As for my particular tastes in jazz, I’ve always shied away from big band and gravitated to small ensembles with their suggestion of night clubs, a kind of community sharing in spontaneous melody and rhythm, music of the body as well as the soul. So Nice Duke is a superlative example. 

Like so many great jazz recordings, it has that special sense of heart to heart connection, that overflowing aesthetic intimacy that seems rarer and more precious than ever. It’s like a melding of composer, performer and listener on an aesthetic plane for which words are simply inadequate. It is a glimpse of perfection.

This album was recorded live on analog tape at the So Nice club in Nagoya, Japan on June 14, 1982 and was originally released on the Three Blind Mice label, reissued here by Master Music.
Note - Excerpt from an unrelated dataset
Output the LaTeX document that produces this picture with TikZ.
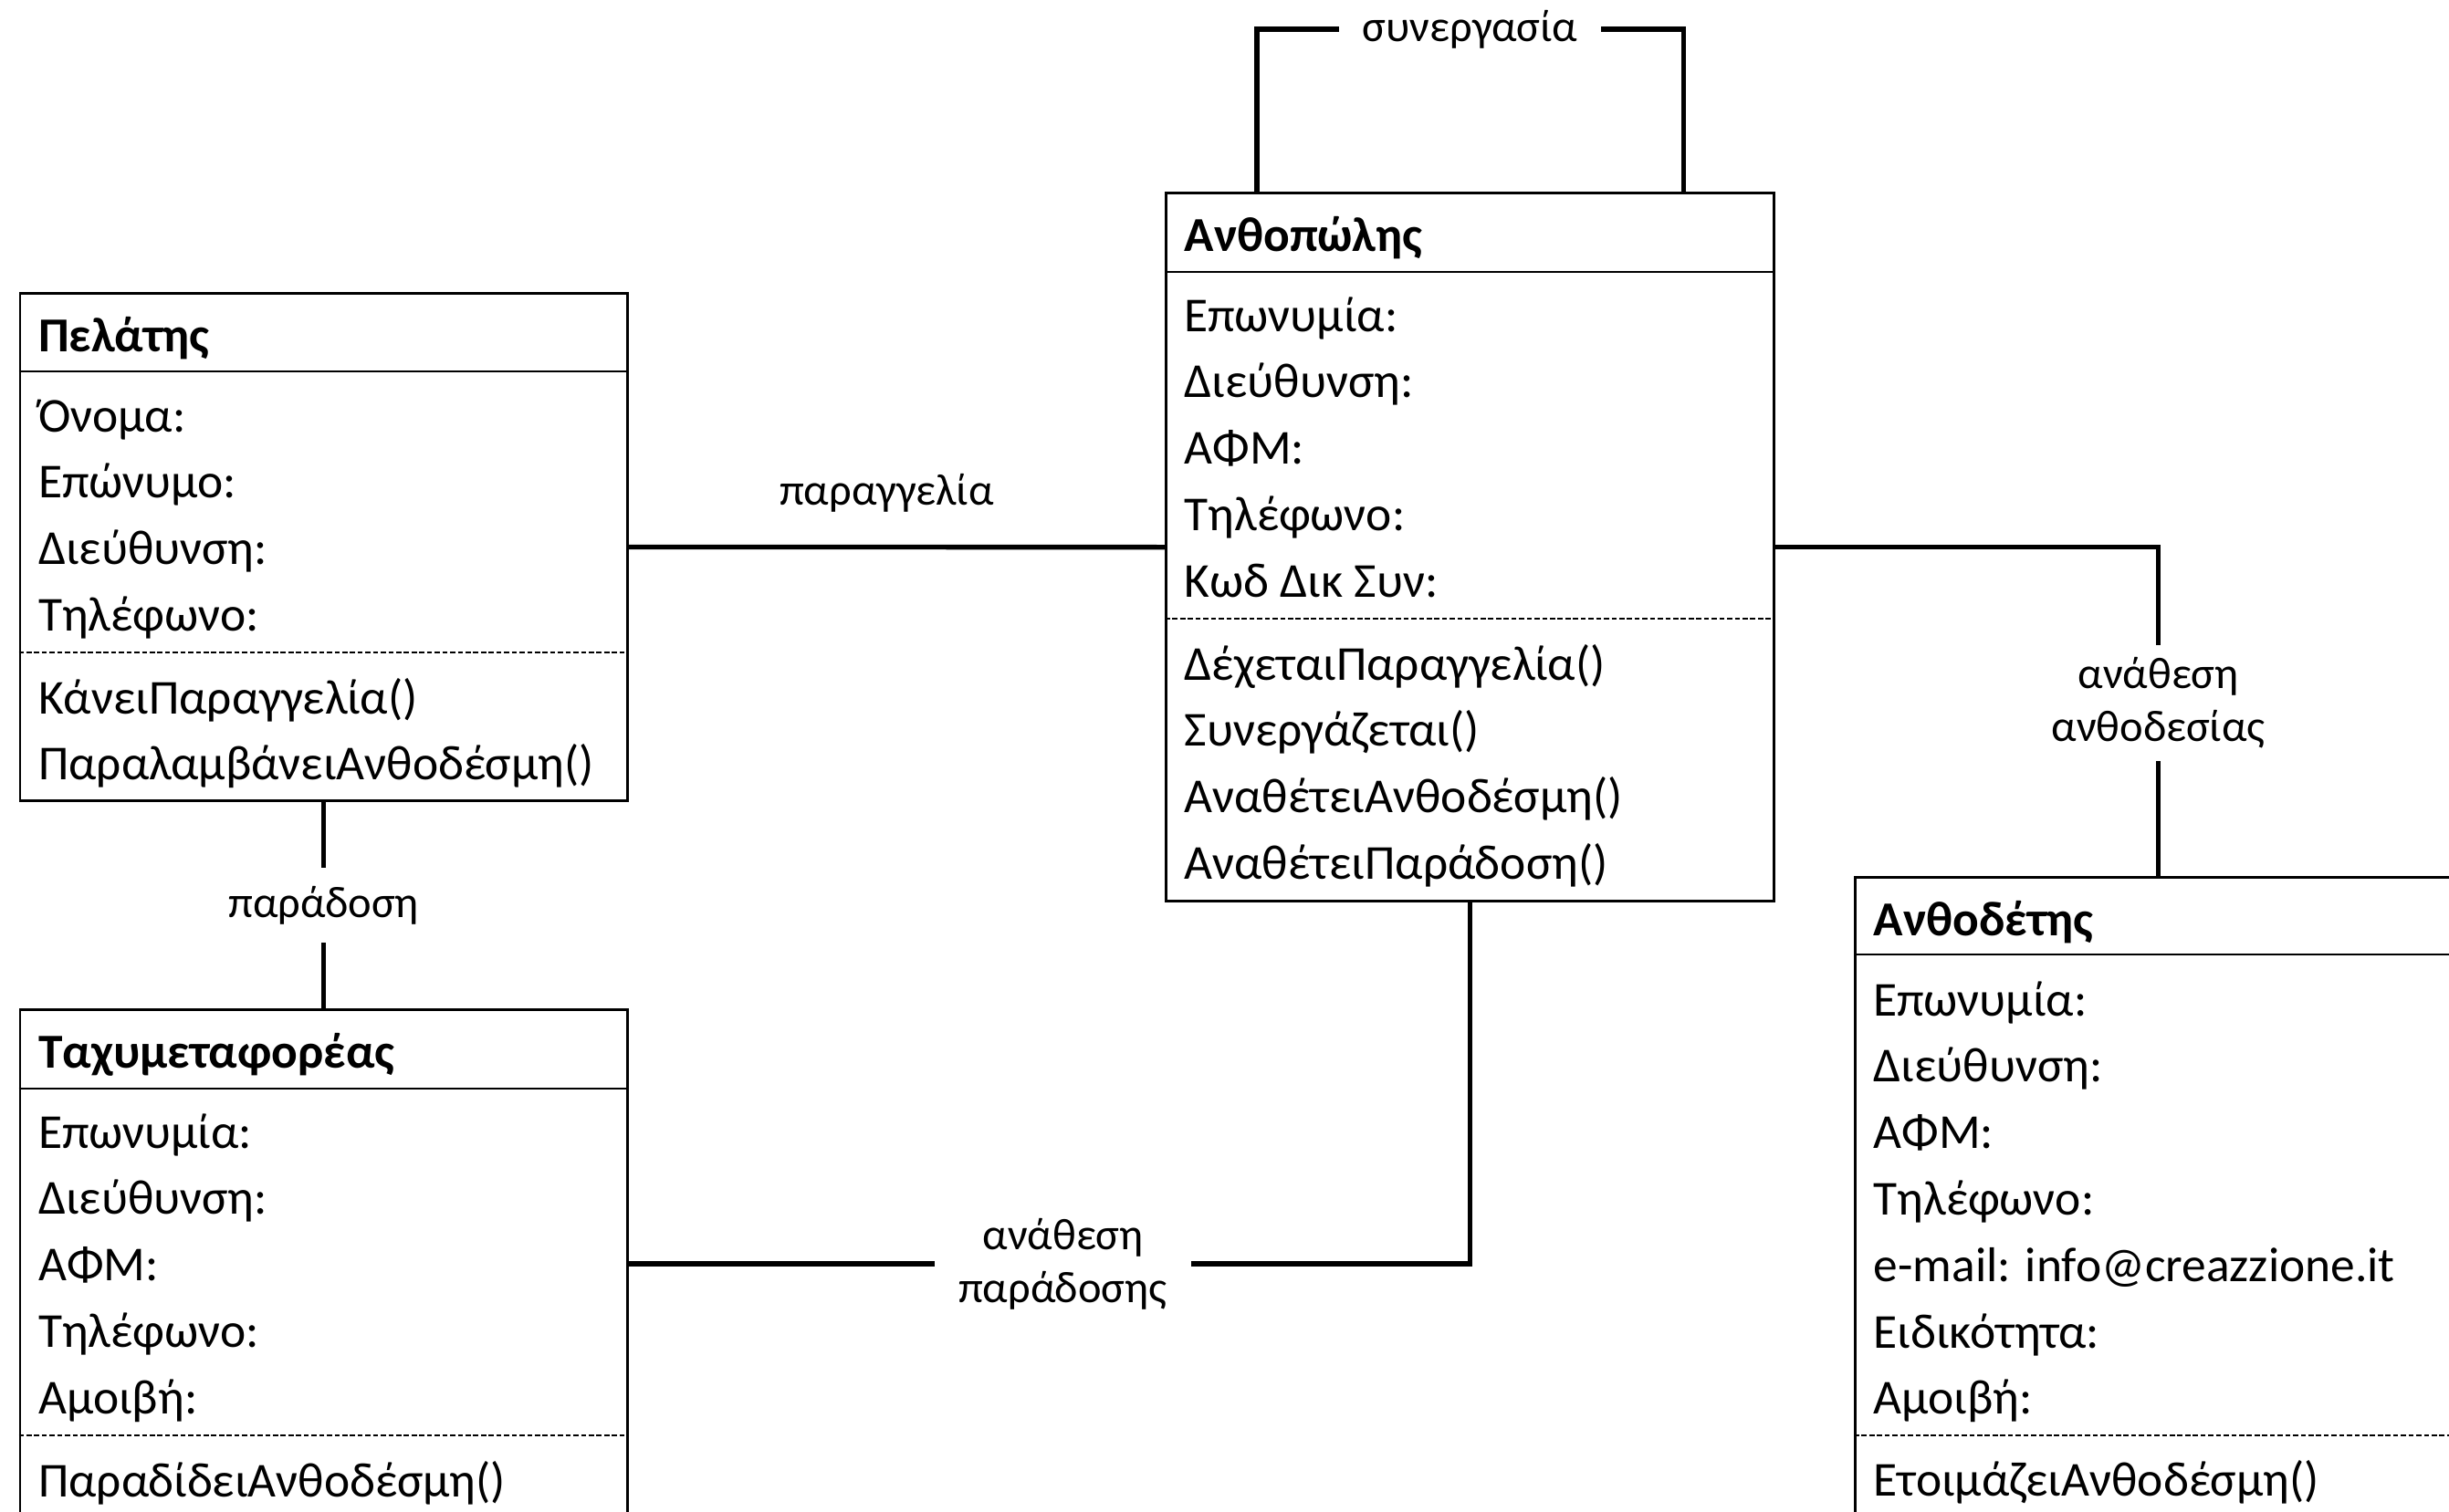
\documentclass[tikz,border=0pt]{standalone}
\usepackage{fontspec}
\setmainfont{Carlito}
\usetikzlibrary{calc}
\usetikzlibrary{positioning}

\tikzset{
	classbox/.style={draw, line width=0.8pt, anchor=north west, inner sep=0pt, minimum width=6.655cm},
	rowtext/.style={anchor=base west, inner sep=0pt, font=\fontsize{15.2}{18}\selectfont},
	classname/.style={rowtext, font=\fontsize{15.2}{18}\selectfont\bfseries},
	sepline/.style={line width=0.8pt},
	dashline/.style={line width=0.6pt, dash pattern=on 1.6pt off 0.8pt},
	assoc/.style={line width=1.5pt},
	assoclabel/.style={fill=white, align=center, inner sep=0.2cm, font=\fontsize{13.8}{16.5}\selectfont}
}

\begin{document}
\begin{tikzpicture}[x=0.01cm, y=-0.01cm]
	\clip (0,0) rectangle (2683,1657);

	% Πελάτης
	\node[classbox, minimum height=5.56cm] (pelatis) at (20.5,320) {};
	\node[classname] (pelatis-name) at ($(pelatis.north west)+(21,65)$) {Πελάτης};
	\draw[sepline] ($(pelatis.north west)+(0,87)$) -- ($(pelatis.north east)+(0,87)$);
	\foreach \t [count=\i from 0] in {Όνομα:, Επώνυμο:, Διεύθυνση:, Τηλέφωνο:}
	\node[rowtext] (pelatis-a\i) at ($(pelatis.north west)+(21,153+72.8*\i)$) {\t};
	\draw[dashline] ($(pelatis.north west)+(0,395)$) -- ($(pelatis.north east)+(0,395)$);
	\foreach \t [count=\i from 0] in {ΚάνειΠαραγγελία(), ΠαραλαμβάνειΑνθοδέσμη()}
	\node[rowtext] (pelatis-m\i) at ($(pelatis.north west)+(21,462+72.8*\i)$) {\t};

	% Ανθοπώλης
	\node[classbox, minimum width=6.66cm, minimum height=7.76cm] (anthopolis) at (1276,210) {};
	\node[classname] (anthopolis-name) at ($(anthopolis.north west)+(21,65)$) {Ανθοπώλης};
	\draw[sepline] ($(anthopolis.north west)+(0,88)$) -- ($(anthopolis.north east)+(0,88)$);
	\foreach \t [count=\i from 0] in {Επωνυμία:, Διεύθυνση:, ΑΦΜ:, Τηλέφωνο:, Κωδ Δικ Συν:}
	\node[rowtext] (anthopolis-a\i) at ($(anthopolis.north west)+(21,153+72.8*\i)$) {\t};
	\draw[dashline] ($(anthopolis.north west)+(0,468)$) -- ($(anthopolis.north east)+(0,468)$);
	\foreach \t [count=\i from 0] in {ΔέχεταιΠαραγγελία(), Συνεργάζεται(), ΑναθέτειΑνθοδέσμη(), ΑναθέτειΠαράδοση()}
	\node[rowtext] (anthopolis-m\i) at ($(anthopolis.north west)+(21,535+72.8*\i)$) {\t};

	% Ταχυμεταφορέας
	\node[classbox, minimum height=5.57cm] (taxy) at (20.5,1105) {};
	\node[classname] (taxy-name) at ($(taxy.north west)+(21,65)$) {Ταχυμεταφορέας};
	\draw[sepline] ($(taxy.north west)+(0,88)$) -- ($(taxy.north east)+(0,88)$);
	\foreach \t [count=\i from 0] in {Επωνυμία:, Διεύθυνση:, ΑΦΜ:, Τηλέφωνο:, Αμοιβή:}
	\node[rowtext] (taxy-a\i) at ($(taxy.north west)+(21,153+72.8*\i)$) {\t};
	\draw[dashline] ($(taxy.north west)+(0,468)$) -- ($(taxy.north east)+(0,468)$);
	\node[rowtext] (taxy-m0) at ($(taxy.north west)+(21,535)$) {ΠαραδίδειΑνθοδέσμη()};

	% Ανθοδέτης
	\node[classbox, minimum width=6.64cm, minimum height=7.01cm] (anthodetis) at (2031,960) {};
	\node[classname] (anthodetis-name) at ($(anthodetis.north west)+(21,65)$) {Ανθοδέτης};
	\draw[sepline] ($(anthodetis.north west)+(0,86)$) -- ($(anthodetis.north east)+(0,86)$);
	\foreach \t [count=\i from 0] in {Επωνυμία:, Διεύθυνση:, ΑΦΜ:, Τηλέφωνο:, e-mail: info@creazzione.it, Ειδικότητα:, Αμοιβή:}
	\node[rowtext] (anthodetis-a\i) at ($(anthodetis.north west)+(21,153+72.8*\i)$) {\t};
	\draw[dashline] ($(anthodetis.north west)+(0,613)$) -- ($(anthodetis.north east)+(0,613)$);
	\node[rowtext] (anthodetis-m0) at ($(anthodetis.north west)+(21,679)$) {ΕτοιμάζειΑνθοδέσμη()};

	% συσχετίσεις
	\draw[assoc] (pelatis.east) -- node[assoclabel, fill=none, yshift=0.59cm, xshift=-0.11cm] (paraggelia) {παραγγελία} (anthopolis.west);
	\draw[assoc] (pelatis.south) -- node[assoclabel] (paradosi) {παράδοση} (taxy.north);
	\draw[assoc] (taxy.east) -| node[assoclabel, pos=0.258, inner xsep=0.26cm] (anathesi-par) {ανάθεση\\παράδοσης} (anthopolis.south);
	\draw[assoc] (anthopolis.east) -| node[assoclabel, pos=0.737, inner ysep=0.14cm] (anathesi-anth) {ανάθεση\\ανθοδεσίας} (anthodetis.north);
	\coordinate (syn-l) at ($(anthopolis.north west)+(101,0)$);
	\coordinate (syn-r) at ($(anthopolis.north east)+(-101,0)$);
	\draw[assoc] (syn-l) -- ++(0,-178) -| node[assoclabel, pos=0.25, inner xsep=0.26cm] (synergasia) {συνεργασία} (syn-r);
\end{tikzpicture}
\end{document}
JVC’s XRCD division have done their magic once again and given us a Redbook CD of impeccable sonic credentials, capturing tonality, dynamics and ambient detail like few other CDs can boast. 

Again, I am in no position to make pronouncements about jazz musicianship, but I find the playing of this trio unusually exciting in its emotional precision and virtuosity. Jordan’s playing is of course the heart of the trio. He practically defines groovy; relaxed, precise, inventive. Aage Tanggaard on the drum set and Jesper Lundgaard on acoustic bass are amazingly inventive and yet totally supportive and perfectly in sync with Jordan. 

One of my all-time favorites, My Funny Valentine, is full of an apprehensive sweetness and longing, a sincerity that ranks it right up there with the classic version from the Gerry Mulligan-Chet Baker Quartet. All the cuts are great but the high point of the album is Duke Jordan’s well-known composition Jor-du. And the high point of Jor-du comes around four minutes in with an exchange between Jordan and Tanggaard that has to be one of the great dialogs in all of jazz. Simply brilliant.

For all I know, this CD is an acknowledged classic, cherished by jazz lovers all over the world. If it isn’t, it certainly ought to be. I may be a greenhorn, but I know greatness when I hear it.